Within the domain of Telecommunications and Networks , students study communication systems, digital and analog signal transmission, wireless communications, antenna theory, and network architectures. Students who focus in this domain develop the ability to analyze and design robust communication infrastructures that underlie modern information exchange, enabling them to respond to global demands in telecommunication industries.

The Automation, Control, and Intelligent Systems domain emphasizes systems that sense, compute, and actuate to perform autonomous or semi-autonomous functions. Students engage with topics such as automatic control theory, embedded systems, intelligent algorithms, and robotics. This domain prepares graduates to design and implement systems that operate reliably under real-world constraints and interact seamlessly with complex environments, reflecting trends in smart manufacturing, autonomous systems, and cyber-physical integration.

In the Electronics, Photonics, and Nanoelectronic Systems domain, students study the electronic properties and design of devices and circuits, including microelectronics, VLSI, semiconductor physics, and optoelectronics. This domain equips students with knowledge of device-level phenomena and design methodologies that facilitate innovation in areas such as integrated circuits, sensor technologies, and high-speed electronic systems.

The domain of Information Technology and Software Systems explores computing, software design, data structures, distributed systems, and information processing. Students gain competencies in algorithm development, software engineering, security, and data communications, which are essential components of modern electronic system design across technology sectors.

Together, these domains ensure that graduates have both the breadth and depth of technical knowledge required for modern professional engineering practice.

4. Laboratory Experience, Research Integration, and Continuous Improvement

Laboratory practice, research engagement, and continuous feedback are integral components of the Department’s educational approach. Students participate in laboratory courses that strengthen their ability to conduct experiments, collect and interpret empirical data, and apply engineering tools to complex systems. These practical experiences support HAHE-style student outcomes related to experimentation, analytical reasoning, and the application of modern engineering software and hardware tools.

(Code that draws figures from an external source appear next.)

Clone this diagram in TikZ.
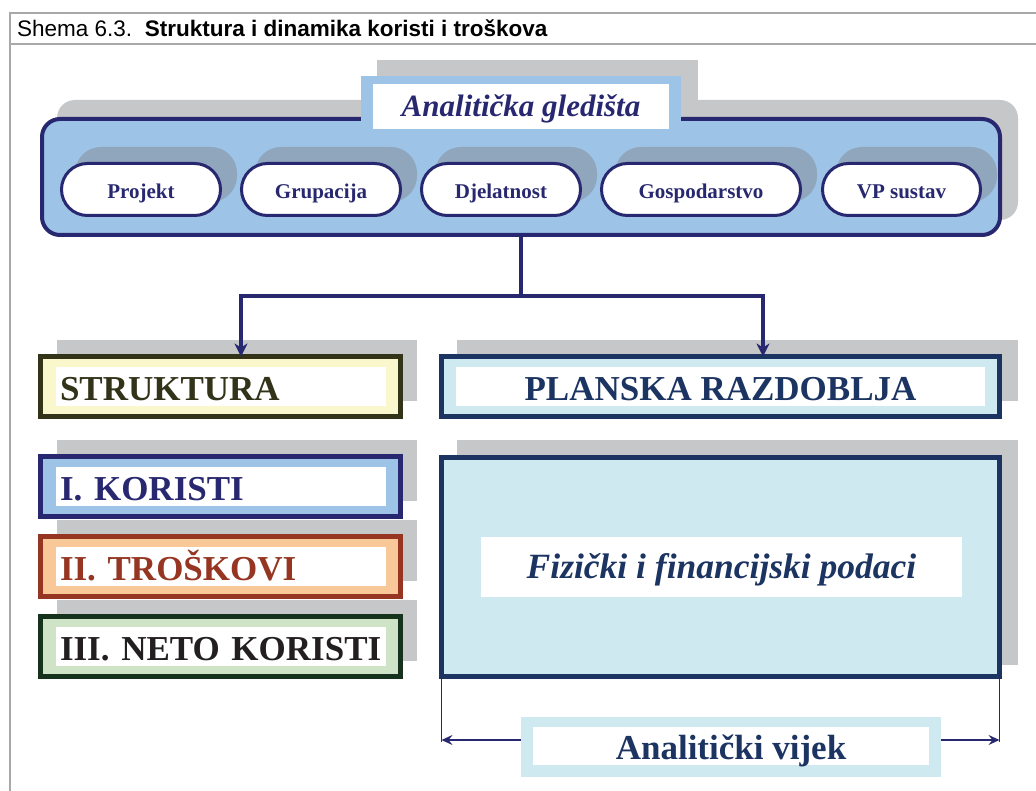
\documentclass[tikz,border=0pt]{standalone}
\usepackage{fontspec}
\setmainfont{Liberation Serif}
\newfontfamily\titlefont{Liberation Sans}
\usepackage{tikz}
\usetikzlibrary{arrows.meta,positioning}

\definecolor{navy}{RGB}{40,40,112}
\definecolor{skyfill}{RGB}{157,195,230}
\definecolor{shadowgray}{RGB}{198,199,201}
\definecolor{pillgray}{RGB}{143,166,188}
\definecolor{olive}{RGB}{51,51,26}
\definecolor{cream}{RGB}{250,247,205}
\definecolor{rust}{RGB}{149,53,34}
\definecolor{peach}{RGB}{248,200,153}
\definecolor{forest}{RGB}{22,50,28}
\definecolor{mint}{RGB}{207,228,198}
\definecolor{inkblack}{RGB}{35,31,32}
\definecolor{deepblue}{RGB}{28,52,97}
\definecolor{paleblue}{RGB}{206,234,240}
\definecolor{framegray}{RGB}{168,168,168}

\tikzset{
	pill/.style={draw=navy, line width=3pt, fill=white, rounded corners=26pt,
		minimum height=52pt, inner sep=0pt, outer sep=0pt, text=navy,
		font=\bfseries\fontsize{21}{24}\selectfont, text height=18pt, text depth=0pt},
	bandbox/.style 2 args={draw=#1, fill=#2, line width=5pt, inner sep=0pt, outer sep=0pt},
	leftlabel/.style={fill=white, inner sep=0pt, inner xsep=4pt, text width=322pt,
		minimum height=39pt, align=left, font=\bfseries\fontsize{35}{40}\selectfont,
		text height=28pt, text depth=0pt},
	link/.style={draw=navy, line width=4pt},
	dimline/.style={draw=navy, line width=1.8pt},
}

\begin{document}
\begin{tikzpicture}[x=1pt, y=-1pt]
	\useasboundingbox (0,0) rectangle (1036,791);
	\draw[framegray, line width=2pt] (1036,13) -- (9.5,13) -- (9.5,791);
	\draw[framegray, line width=2pt] (9.5,44) -- (1036,44);
	\node[anchor=base west, inner sep=0pt, font=\titlefont\fontsize{22.5}{25}\selectfont] (caption) at (17,37)
		{Shema 6.3.\ \ \textbf{Struktura i dinamika koristi i troškova}};

	\fill[shadowgray] (377,60) rectangle (698,117);
	\fill[shadowgray, rounded corners=18pt] (57,100) rectangle (1018,220);
	\node[draw=navy, fill=skyfill, line width=4pt, rounded corners=18pt, minimum width=958pt,
		minimum height=116pt, outer sep=0pt] (views) at (521,177) {};
	\fill[skyfill] (361,76) rectangle (681,121);
	\node[fill=white, minimum width=296pt, minimum height=45pt, inner sep=0pt, text=navy,
		font=\bfseries\itshape\fontsize{31}{34}\selectfont, text height=20pt, text depth=0pt]
		(viewstitle) at (521,106.5) {Analitička gledišta};

	\foreach \cx/\pw/\lbl [count=\i] in {141/162/Projekt, 321/162/Grupacija, 501/162/Djelatnost,
			701/202/Gospodarstvo, 901.5/161/VP sustav} {
		\fill[pillgray, rounded corners=26pt] ({\cx-\pw/2+15},147) rectangle ({\cx+\pw/2+15},202);
		\node[pill, minimum width={(\pw-3)*1pt}] (view\i) at (\cx,189.5) {\lbl};
	}

	\fill[shadowgray] (57,340) rectangle (417,401);
	\fill[shadowgray] (57,440) rectangle (417,501);
	\fill[shadowgray] (57,520) rectangle (417,581);
	\fill[shadowgray] (57,600) rectangle (417,661);
	\fill[shadowgray] (457,340) rectangle (1018,401);
	\fill[shadowgray] (457,440) rectangle (1018,665);

	\node[bandbox={olive}{cream}, minimum width=360pt, minimum height=60pt] (struct) at (220.5,386.5) {};
	\node[leftlabel, text=olive] (structlbl) at (221,386.5) {STRUKTURA};
	\node[bandbox={navy}{skyfill}, minimum width=360pt, minimum height=60pt] (benefit) at (220.5,486.5) {};
	\node[leftlabel, text=navy] (benefitlbl) at (221,486.5) {I. KORISTI};
	\node[bandbox={rust}{peach}, minimum width=360pt, minimum height=60pt] (cost) at (220.5,566.5) {};
	\node[leftlabel, text=rust] (costlbl) at (221,566.5) {II. TROŠKOVI};
	\node[bandbox={forest}{mint}, minimum width=360pt, minimum height=60pt] (net) at (220.5,646.5) {};
	\node[leftlabel, text=inkblack] (netlbl) at (221,646.5) {III. NETO KORISTI};

	\node[bandbox={deepblue}{paleblue}, minimum width=558pt, minimum height=60pt] (plan) at (720.5,386.5) {};
	\node[fill=white, inner sep=0pt, minimum width=529pt, minimum height=39pt, text=deepblue,
		font=\bfseries\fontsize{35}{40}\selectfont, text height=28pt, text depth=0pt]
		(planlbl) at (720.5,386.5) {PLANSKA RAZDOBLJA};
	\node[bandbox={deepblue}{paleblue}, minimum width=558pt, minimum height=219pt] (facts) at (720.5,567) {};
	\node[fill=white, inner sep=0pt, minimum width=481pt, minimum height=60pt, text=deepblue,
		font=\bfseries\itshape\fontsize{35.5}{40}\selectfont, text height=23pt, text depth=0pt]
		(factslbl) at (721.5,567) {Fizički i financijski podaci};

	\coordinate (fork) at (521,296);
	\draw[link] (views.south) -- (fork);
	\draw[link, -{Stealth[length=13pt, width=13pt, inset=4pt]}] (fork) -| ([xshift=20.5pt]struct.north);
	\draw[link, -{Stealth[length=13pt, width=13pt, inset=4pt]}] (fork) -| ([xshift=42.5pt]plan.north);

	\draw[dimline] (facts.south west) -- ++(0,65);
	\draw[dimline] (facts.south east) -- ++(0,65);
	\draw[dimline, {Stealth[length=11pt, width=10pt, inset=4pt]}-{Stealth[length=11pt, width=10pt, inset=4pt]}]
		([yshift=-63.5pt]facts.south west) -- ([yshift=-63.5pt]facts.south east);
	\fill[paleblue] (521,717) rectangle (941,777);
	\node[fill=white, inner sep=0pt, minimum width=396pt, minimum height=38pt, text=deepblue,
		font=\bfseries\fontsize{35}{40}\selectfont, text height=26pt, text depth=0pt]
		(lifespan) at (731,746) {Analitički vijek};
\end{tikzpicture}
\end{document}
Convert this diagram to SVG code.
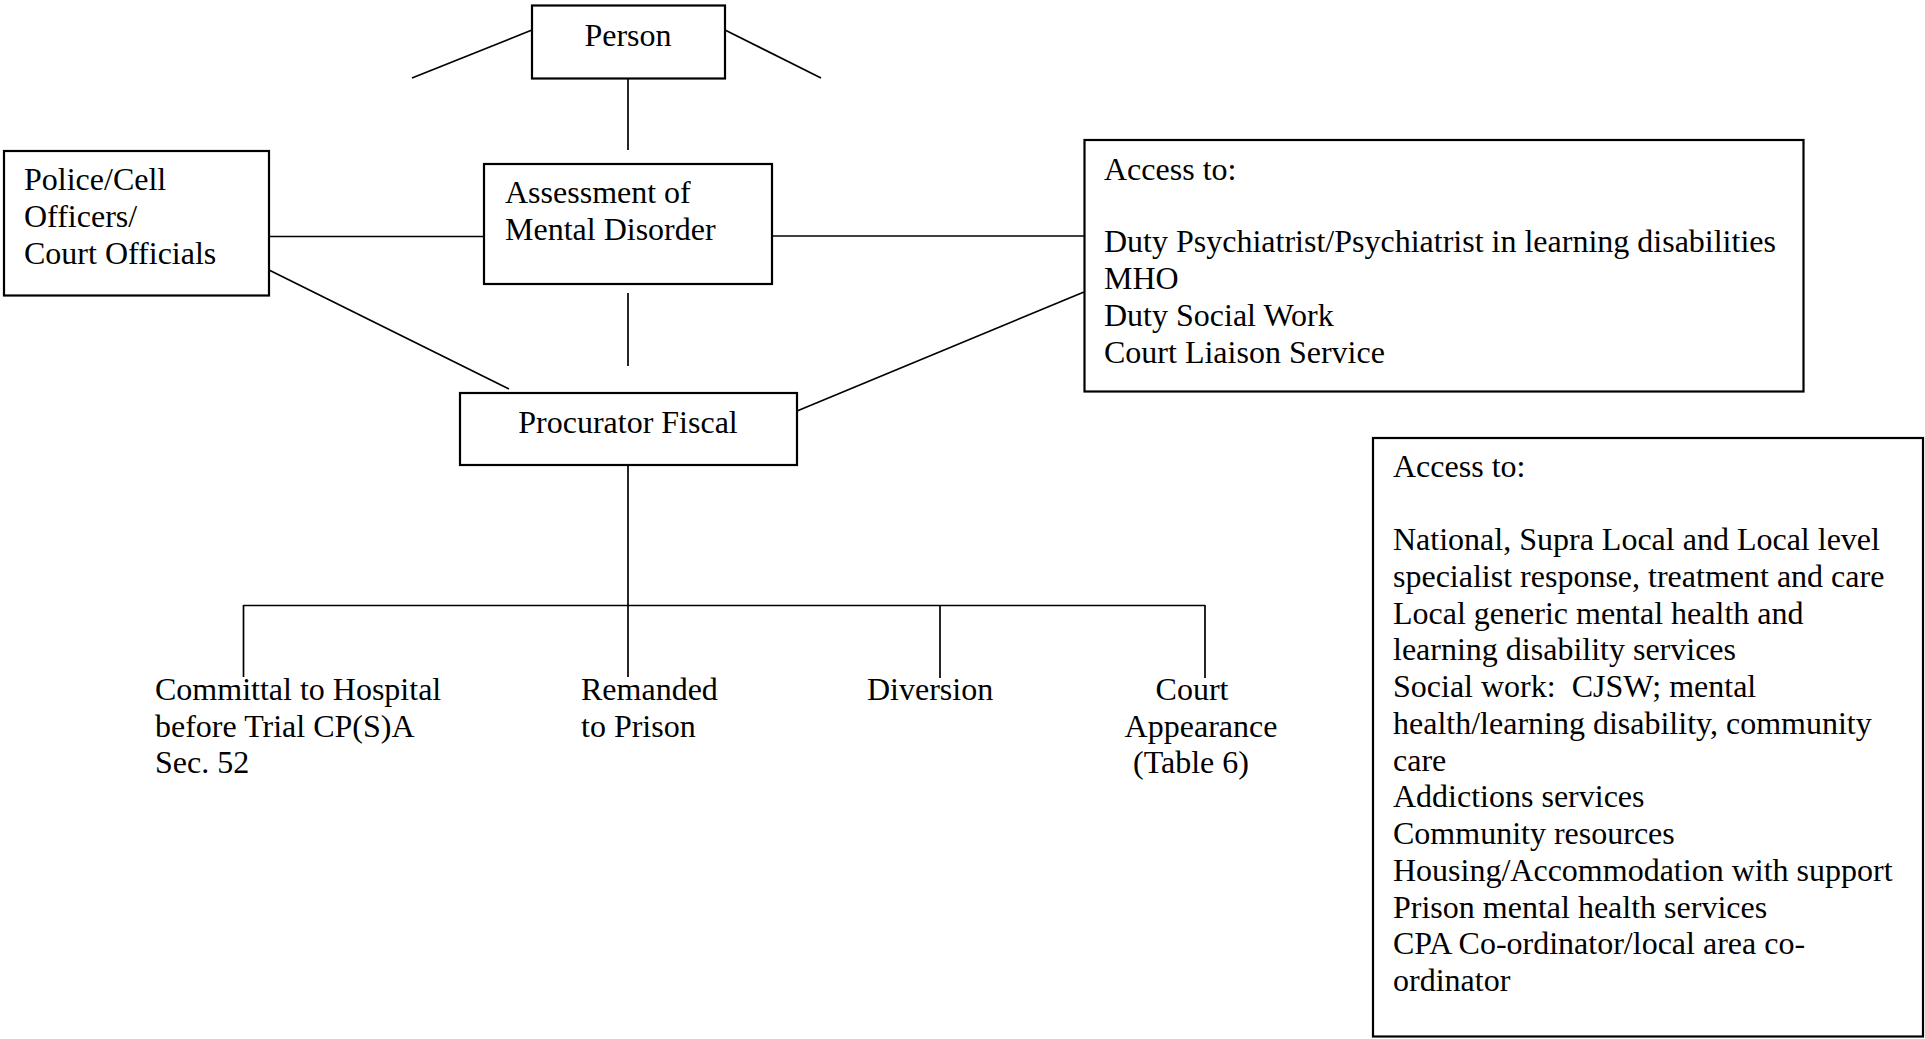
<svg xmlns="http://www.w3.org/2000/svg" width="1925" height="1039" viewBox="0 0 1925 1039">
<style>
.box{fill:#fff;stroke:#000;stroke-width:2.2}
.ln{fill:none;stroke:#000;stroke-width:1.7}
text{font-family:"Liberation Serif","Times New Roman",serif;font-size:32px;fill:#000}
.c{text-anchor:middle}
</style>
<rect width="1925" height="1039" fill="#fff"/>
<g id="connectors">
<line class="ln" x1="412" y1="78" x2="532" y2="30"/>
<line class="ln" x1="725" y1="30" x2="821" y2="78"/>
<line class="ln" x1="628" y1="78" x2="628" y2="150"/>
<line class="ln" x1="269" y1="236.5" x2="484" y2="236.5"/>
<line class="ln" x1="772" y1="236" x2="1084" y2="236"/>
<line class="ln" x1="269" y1="270" x2="509" y2="389"/>
<line class="ln" x1="628" y1="293" x2="628" y2="366"/>
<line class="ln" x1="797" y1="411" x2="1084" y2="292"/>
<line class="ln" x1="628" y1="465" x2="628" y2="677"/>
<line class="ln" x1="243.5" y1="605.5" x2="1205" y2="605.5"/>
<line class="ln" x1="243.5" y1="605" x2="243.5" y2="677"/>
<line class="ln" x1="940" y1="605" x2="940" y2="678"/>
<line class="ln" x1="1205" y1="605" x2="1205" y2="678"/>
</g>
<g id="person">
<rect class="box" x="532" y="5.5" width="193" height="73"/>
<text class="c" x="628" y="46">Person</text>
</g>
<g id="police">
<rect class="box" x="4" y="151" width="265" height="144.5"/>
<text x="24" y="190">Police/Cell</text>
<text x="24" y="227">Officers/</text>
<text x="24" y="264">Court Officials</text>
</g>
<g id="assessment">
<rect class="box" x="484" y="164" width="288" height="120"/>
<text x="505" y="203">Assessment of</text>
<text x="505" y="240">Mental Disorder</text>
</g>
<g id="access-top">
<rect class="box" x="1084.5" y="140" width="719" height="251.5"/>
<text x="1104" y="180">Access to:</text>
<text x="1104" y="252">Duty Psychiatrist/Psychiatrist in learning disabilities</text>
<text x="1104" y="289">MHO</text>
<text x="1104" y="326">Duty Social Work</text>
<text x="1104" y="363">Court Liaison Service</text>
</g>
<g id="procurator">
<rect class="box" x="460" y="393" width="337" height="72"/>
<text class="c" x="628" y="433">Procurator Fiscal</text>
</g>
<g id="access-bottom">
<rect class="box" x="1373" y="438" width="550" height="598.5"/>
<text x="1393" y="477">Access to:</text>
<text x="1393" y="550">National, Supra Local and Local level</text>
<text x="1393" y="586.8">specialist response, treatment and care</text>
<text x="1393" y="623.5">Local generic mental health and</text>
<text x="1393" y="660.3">learning disability services</text>
<text x="1393" y="697" xml:space="preserve">Social work:  CJSW; mental</text>
<text x="1393" y="733.8">health/learning disability, community</text>
<text x="1393" y="770.5">care</text>
<text x="1393" y="807.3">Addictions services</text>
<text x="1393" y="844">Community resources</text>
<text x="1393" y="880.8">Housing/Accommodation with support</text>
<text x="1393" y="917.5">Prison mental health services</text>
<text x="1393" y="954.3">CPA Co-ordinator/local area co-</text>
<text x="1393" y="991">ordinator</text>
</g>
<g id="committal">
<text x="155" y="700">Committal to Hospital</text>
<text x="155" y="737">before Trial CP(S)A</text>
<text x="155" y="773">Sec. 52</text>
</g>
<g id="remanded">
<text x="581" y="700">Remanded</text>
<text x="581" y="737">to Prison</text>
</g>
<g id="diversion">
<text x="867" y="700">Diversion</text>
</g>
<g id="court">
<text class="c" x="1192" y="700">Court</text>
<text class="c" x="1201" y="737">Appearance</text>
<text class="c" x="1191" y="773">(Table 6)</text>
</g>
</svg>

The Department maintains research activities and facilities that provide students with opportunities to engage in ongoing projects related to telecommunications, automation, nano-electronics, photonics, and information systems. Many Diploma Theses are embedded in research endeavors or industry collaborations, enabling students to contribute to innovation while refining their analytical and design skills. Feedback from students, alumni, industry partners, and faculty is systematically reviewed and used to improve curricular content, teaching methods, and learning outcomes.

5. Professional Preparation and Graduate Outcomes

Graduates of the Department of Electronic Engineering demonstrate attainment of learning outcomes consistent with HAHE criteria. They are able to apply mathematics, science, and engineering principles to complex problems; design electronic and technology-based systems that satisfy specified requirements; conduct experiments and analyze data; communicate effectively with technical and non-technical audiences; function collaboratively in multidisciplinary teams; recognize ethical and professional responsibilities; and engage in lifelong learning to adapt to technological change.

The program prepares graduates for professional practice in sectors such as telecommunications, automation and control, electronics design, software and information systems, and embedded computing, both in Greece and globally. In addition, the program’s strong analytical and technical foundation provides an excellent basis for postgraduate education and research at leading institutions worldwide. By fostering adaptability, innovation, and professional integrity, the Department equips its graduates to contribute responsibly and creatively to technological advancement and societal well-being.